A high value flat is one where the rent that could reasonably expected to be received for the flat exceeds the limits set out in the following table.
Number of rooms in flat
1 or 2
£350 per week
£150 per week
£425 per week
£225 per week
£480 per week
£300 per week
This effectively restricts availability of 100% allowances to affordable housing.
The allowances are only given if the person incurring the conversion or renovation costs has a relevant interest in the property. This will normally be a freehold or leasehold interest in the property. However, a person who does not have such an interest at the time the expenditure is incurred may claim the allowances if they become entitled to such an interest as a result of the conversion.
Where all the qualifying conditions are met, a 100% initial allowance may be claimed for the period in which the conversion or renovation expenditure is incurred. The allowances are claimed in the tax return. It is not mandatory to claim the initial allowance in full or at all. Instead, writing down allowances (25% of costs) can be claimed instead.
The initial allowances available on flat conversions are used in the same way as other capital allowances and can be set against income derived from the personal property income business. In the main, this is likely to be rental income from the flat and any other let properties that the person may have. If a loss arises, this can be carried forward and set against future property income.
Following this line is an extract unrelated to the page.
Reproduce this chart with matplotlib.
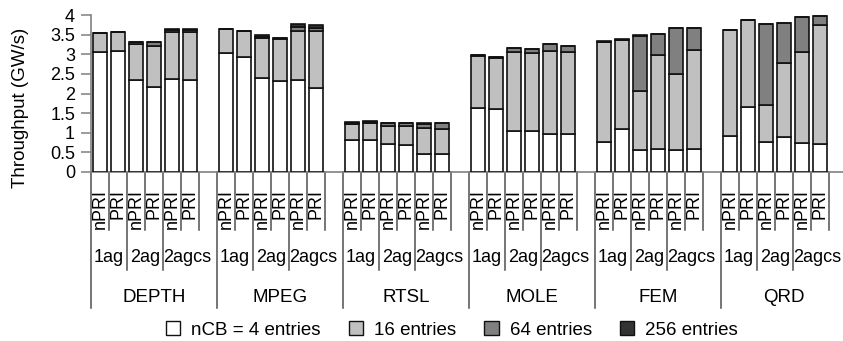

Alternatively, unused capital allowances can be set against the person’s other income for the same and following tax years.
The availability of initial allowances provides immediate tax relief for the conversion and renovation costs incurred. As the use of capital allowances is not restricted to off-set against property income this is a potentially valuable relief.
However, adjustments, known as balancing adjustments, may be made if certain events take place within seven years of the time at which the flat was first suitable for residential letting. The effect of this is that allowances given on the conversion of renovation will be clawed back. The most common of these events is the sale of the property within seven years. Therefore, those looking to take advantage of the availability of flat conversion allowances should be looking for a longer-term investment rather than making a quick profit.
Town centre locations can command a premium on rents, particularly amongst the younger market. The availability of flat conversion allowances can make a potentially worthwhile conversion of unused space above the flat an even more attractive proposition.